A spatial local method for solving 2D and 3D advection-diffusion equations

TL;DR

This paper introduces an implicit-explicit local differential transform method (IELDTM) that efficiently solves 2D and 3D advection-diffusion equations with high accuracy and fewer degrees of freedom, outperforming traditional methods.

Contribution

The study develops a novel IELDTM based on Taylor series and spectral collocation, optimizing local spatial degrees of freedom for improved accuracy in solving advection-diffusion equations.

Findings

IELDTM shows excellent convergence with h- and p-refinement.

Provides more accurate results with fewer degrees of freedom.

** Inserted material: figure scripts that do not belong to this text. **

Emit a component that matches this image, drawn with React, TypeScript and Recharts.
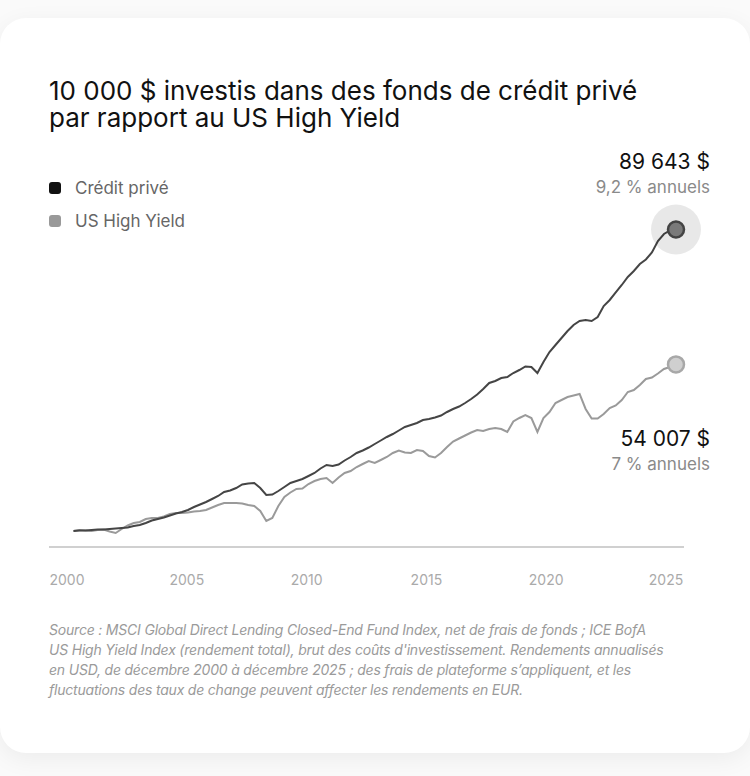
import React from "react";
import { LineChart, Line, XAxis, YAxis } from "recharts";

const yearLabels = ["2000", "2005", "2010", "2015", "2020", "2025"];

const privateCredit = [
  10000, 10132, 10132, 10264, 10396, 10396, 10528, 10660, 10792, 10925,
  11321, 11585, 12113, 12774, 13170, 13566, 14094, 14623, 15019, 15547,
  16340, 17000, 17660, 18453, 19246, 20302, 20699, 21359, 22284, 22548,
  22680, 21359, 19510, 19642, 20567, 21623, 22680, 23208, 23736, 24529,
  25321, 26510, 27435, 27170, 27567, 28623, 29548, 30604, 31265, 32057,
  32982, 33906, 34831, 35624, 36548, 37473, 38001, 38529, 39322, 39586,
  39982, 40511, 41435, 42228, 42888, 43812, 44869, 46058, 47511, 49096,
  49624, 50416, 50681, 51737, 52530, 53455, 53322, 51737, 54643, 57285,
  59134, 60983, 62832, 64417, 65474, 65738, 65474, 66530, 69436, 71021,
  73003, 74984, 77097, 78682, 80531, 81720, 83569, 86607, 88456, 89380,
  89643,
];

const highYield = [
  10000, 10264, 10132, 10000, 10264, 10396, 9868, 9472, 10528, 11453,
  12113, 12377, 13170, 13434, 13434, 13830, 14491, 14755, 14755, 14887,
  15151, 15283, 15547, 16208, 16868, 17396, 17396, 17396, 17264, 16868,
  16604, 15283, 12642, 13434, 16604, 18981, 20170, 21095, 21227, 22416,
  23208, 23736, 24000, 22680, 24133, 25321, 25850, 26906, 27699, 28491,
  27963, 28755, 29548, 30604, 31265, 30736, 30604, 31397, 31133, 29812,
  29416, 30604, 32189, 33642, 34435, 35227, 36020, 36680, 36416, 36944,
  37208, 36944, 36152, 38925, 39850, 40643, 39850, 36152, 39850, 41435,
  43812, 44605, 45397, 45793, 46190, 42228, 39718, 39718, 40907, 42492,
  43152, 44605, 46718, 47246, 48567, 50152, 50548, 51605, 52794, 53322,
  54007,
];

const seriesNames = ["Crédit privé", "US High Yield"];
const endValues = ["89 643 $", "54 007 $"];
const endRates = ["9,2 % annuels", "7 % annuels"];

const monthNames = ["mars", "juin", "sept.", "déc."];
const quarters = privateCredit.map((_, i) => {
  const q = (i + 3) % 4;
  const y = 2000 + Math.floor((i + 3) / 4);
  return `${monthNames[q]} ${y}`;
});

const data = privateCredit.map((v, i) => ({
  i,
  date: quarters[i],
  prive: v,
  hy: highYield[i],
}));

// year labels are spread evenly across the axis (first/last sit at the axis ends)
const LABEL_FIRST = -1.079;
const LABEL_STEP = 19.884;
const labelTicks = yearLabels.map((_, k) => LABEL_FIRST + k * LABEL_STEP);

const LAST = privateCredit.length - 1;
const FONT = "Inter, 'Noto Sans', sans-serif";

const BlackDot = (props: any) => {
  const { cx, cy, index } = props;
  if (index !== LAST) return <g key={`pd-${index}`} />;
  return (
    <g key={`pd-${index}`}>
      <circle cx={cx} cy={cy} r={25} fill="#000" fillOpacity={0.09} />
      <circle cx={cx} cy={cy} r={8} fill="#7a7a7a" stroke="#444" strokeWidth={2.5} />
      <text x={cx + 34} y={cy - 61} textAnchor="end" fontFamily={FONT} fontSize={21} fill="#111">
        {endValues[0]}
      </text>
      <text x={cx + 34} y={cy - 37} textAnchor="end" fontFamily={FONT} fontSize={17} fill="#8a8a8a">
        {endRates[0]}
      </text>
    </g>
  );
};

const GrayDot = (props: any) => {
  const { cx, cy, index } = props;
  if (index !== LAST) return <g key={`hd-${index}`} />;
  return (
    <g key={`hd-${index}`}>
      <circle cx={cx} cy={cy} r={8} fill="#cfcfcf" stroke="#a8a8a8" strokeWidth={2.5} />
      <text x={cx + 34} y={cy + 82} textAnchor="end" fontFamily={FONT} fontSize={21} fill="#111">
        {endValues[1]}
      </text>
      <text x={cx + 34} y={cy + 106} textAnchor="end" fontFamily={FONT} fontSize={17} fill="#8a8a8a">
        {endRates[1]}
      </text>
    </g>
  );
};

const legendColors = ["#111", "#999"];

export default function App() {
  return (
    <div
      style={{
        position: "absolute",
        left: 0,
        top: 0,
        width: 750,
        height: 776,
        background: "#fafafa",
        overflow: "hidden",
      }}
    >
      <div
        style={{
          position: "absolute",
          left: 0,
          top: 18,
          width: 750,
          height: 735,
          background: "#fff",
          borderRadius: 26,
          boxShadow: "0 6px 24px rgba(0,0,0,0.06)",
        }}
      />
      <div
        style={{
          position: "absolute",
          left: 49,
          top: 77,
          fontFamily: FONT,
          fontSize: 26,
          lineHeight: "27px",
          color: "#111",
          whiteSpace: "nowrap",
        }}
      >
        10 000 $ investis dans des fonds de crédit privé
        <br />
        par rapport au US High Yield
      </div>
      <div style={{ position: "absolute", left: 49, top: 171, fontFamily: FONT }}>
        {seriesNames.map((n, k) => (
          <div key={n} style={{ display: "flex", alignItems: "center", height: 33 }}>
            <span
              style={{
                width: 12,
                height: 12,
                borderRadius: 3,
                background: legendColors[k],
                display: "inline-block",
                marginRight: 14,
              }}
            />
            <span style={{ fontSize: 17, color: "#666" }}>{n}</span>
          </div>
        ))}
      </div>
      <div style={{ position: "absolute", left: 0, top: 0 }}>
        <LineChart
          width={750}
          height={776}
          data={data}
          margin={{ top: 160, right: 66, bottom: 189, left: 49 }}
        >
          <YAxis hide type="number" domain={[5773, 108003]} />
          <XAxis
            type="number"
            dataKey="i"
            domain={[-4.066, 101.328]}
            ticks={labelTicks}
            tickFormatter={(v: number) => yearLabels[Math.round((v - LABEL_FIRST) / LABEL_STEP)]}
            height={40}
            axisLine={{ stroke: "#d0d0d0", strokeWidth: 2 }}
            tickLine={false}
            tickSize={0}
            tickMargin={28}
            interval={0}
            tick={{ fill: "#aaa", fontSize: 14, fontFamily: FONT }}
          />
          <Line
            type="linear"
            dataKey="hy"
            name={seriesNames[1]}
            stroke="#9a9a9a"
            strokeWidth={2}
            dot={GrayDot}
            activeDot={false}
            isAnimationActive={false}
          />
          <Line
            type="linear"
            dataKey="prive"
            name={seriesNames[0]}
            stroke="#454545"
            strokeWidth={2}
            dot={BlackDot}
            activeDot={false}
            isAnimationActive={false}
          />
        </LineChart>
      </div>
      <div
        style={{
          position: "absolute",
          left: 49,
          top: 620,
          width: 690,
          fontFamily: FONT,
          fontStyle: "italic",
          fontSize: 14,
          lineHeight: "20px",
          color: "#9a9a9a",
          letterSpacing: "-0.2px",
          whiteSpace: "nowrap",
        }}
      >
        Source : MSCI Global Direct Lending Closed-End Fund Index, net de frais de fonds ; ICE BofA
        <br />
        US High Yield Index (rendement total), brut des coûts d'investissement. Rendements annualisés
        <br />
        en USD, de décembre 2000 à décembre 2025 ; des frais de plateforme s’appliquent, et les
        <br />
        fluctuations des taux de change peuvent affecter les rendements en EUR.
      </div>
    </div>
  );
}
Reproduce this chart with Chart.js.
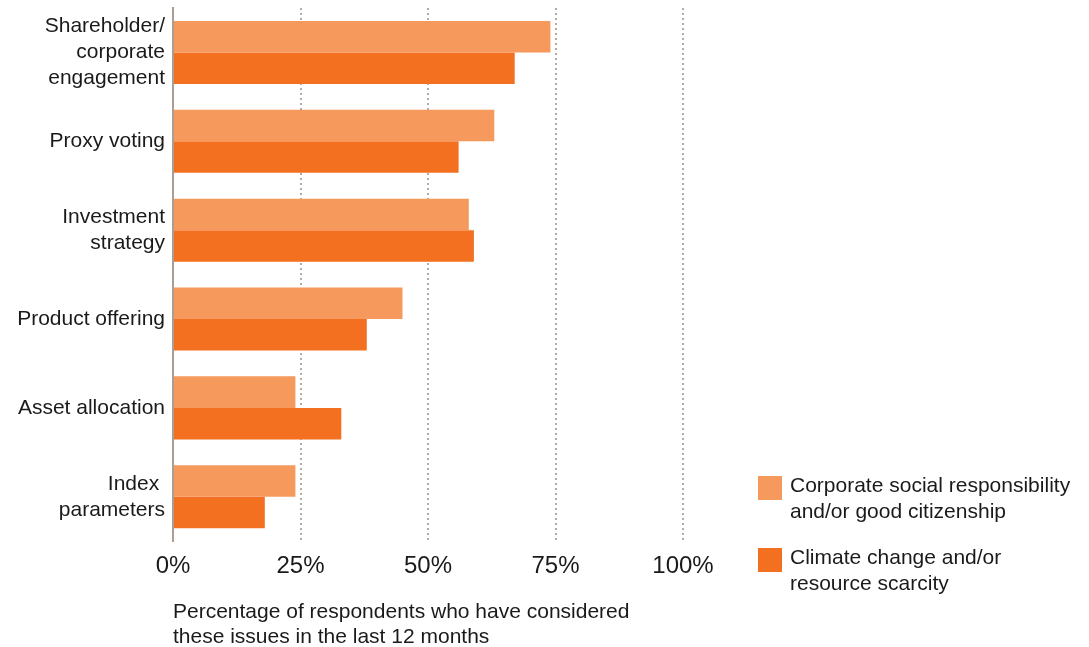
<!DOCTYPE html>
<html>
<head>
<meta charset="utf-8">
<script src="https://cdn.jsdelivr.net/npm/chart.js@4/dist/chart.umd.min.js"></script>
<style>
  html, body { margin: 0; padding: 0; background: #fff; }
  #wrap { position: relative; width: 1089px; height: 647px; }
  #legend { position: absolute; left: 758px; top: 472px; font-family: "Liberation Sans", Arial, sans-serif; font-size: 21px; line-height: 26px; color: #1a1a1a; }
  .item { display: flex; align-items: flex-start; margin-bottom: 20px; }
  .swatch { width: 24px; height: 24px; margin-top: 4px; margin-right: 8px; flex: none; }
</style>
</head>
<body>
<div id="wrap">
  <canvas id="chart" width="1089" height="647"></canvas>
  <div id="legend"></div>
</div>
<script>
const categories = [
  ['Shareholder/', 'corporate', 'engagement'],
  'Proxy voting',
  ['Investment', 'strategy'],
  'Product offering',
  'Asset allocation',
  ['Index ', 'parameters']
];
const csrValues = [74, 63, 58, 45, 24, 24];
const climateValues = [67, 56, 59, 38, 33, 18];
const seriesNames = [
  ['Corporate social responsibility', 'and/or good citizenship'],
  ['Climate change and/or', 'resource scarcity']
];
const tickValues = [0, 25, 50, 75, 100];
const colors = ['#f5995c', '#f37021'];

const font = "'Liberation Sans', Arial, sans-serif";

const ctx = document.getElementById('chart').getContext('2d');
const chart = new Chart(ctx, {
  type: 'bar',
  data: {
    labels: categories,
    datasets: [
      { label: seriesNames[0].join(' '), data: csrValues, backgroundColor: colors[0] },
      { label: seriesNames[1].join(' '), data: climateValues, backgroundColor: colors[1] }
    ]
  },
  options: {
    indexAxis: 'y',
    responsive: false,
    animation: false,
    datasets: { bar: { categoryPercentage: 0.71, barPercentage: 1.0 } },
    layout: { padding: { top: 8, right: 406, bottom: -3, left: 0 } },
    plugins: { legend: { display: false }, tooltip: { enabled: false } },
    scales: {
      x: {
        min: 0,
        max: 100,
        afterBuildTicks: (scale) => { scale.ticks = tickValues.map(v => ({ value: v })); },
        afterFit: (scale) => { scale.paddingLeft = 0; scale.paddingRight = 0; },
        ticks: {
          callback: (v) => v + '%',
          font: { family: font, size: 24 },
          color: '#1a1a1a',
          padding: 11,
          maxRotation: 0
        },
        grid: {
          drawTicks: false,
          color: (c) => c.tick && c.tick.value === 0 ? 'rgba(0,0,0,0)' : '#b3aaa1',
          lineWidth: 2
        },
        border: { display: false, dash: [2, 3] },
        title: {
          display: true,
          align: 'start',
          text: ['Percentage of respondents who have considered', 'these issues in the last 12 months'],
          font: { family: font, size: 21, lineHeight: 1.19 },
          color: '#1a1a1a',
          padding: { top: 8, bottom: 0 }
        }
      },
      y: {
        afterFit: (scale) => {
          scale.width = 173;
          scale.paddingTop = 0;
          scale.paddingBottom = 0;
        },
        ticks: {
          font: { family: font, size: 21, lineHeight: 1.24 },
          color: '#1a1a1a',
          padding: 8
        },
        grid: { display: false, drawTicks: false },
        border: { display: true, color: '#a89e95', width: 2 }
      }
    }
  }
});

// dotted vertical gridlines
chart.options.scales.x.border.dash = [2, 3];
chart.update();

// legend with two-line labels
const legend = document.getElementById('legend');
seriesNames.forEach((name, i) => {
  const item = document.createElement('div');
  item.className = 'item';
  const sw = document.createElement('div');
  sw.className = 'swatch';
  sw.style.background = colors[i];
  const txt = document.createElement('div');
  txt.innerHTML = name.join('<br>');
  item.appendChild(sw);
  item.appendChild(txt);
  legend.appendChild(item);
});
</script>
</body>
</html>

Outperforms finite difference, finite element, and spectral methods.

Abstract

In this study, an implicit-explicit local differential transform method (IELDTM) based on Taylor series representations is produced for solving 2D and 3D advection-diffusion equations. The parabolic advection-diffusion equations are reduced to the nonhomogeneous elliptic system of partial differential equations with the utilization of the Chebyshev spectral collocation approach in temporal variable. The IELDTM is constructed over 2D and 3D meshes using continuity equations of the neighbour representations with either explicit or implicit forms in related directions. The IELDTM is proven to have excellent convergence properties by experimentally illustrating both h-refinement and p-refinement outcomes. A distinctive feature of the IELDTM over existing numerical techniques is the optimization of the local spatial degrees of freedom. It has been proven that IELDTM provides more accurate results with far less degrees of freedom than the finite difference, finite element and spectral methods.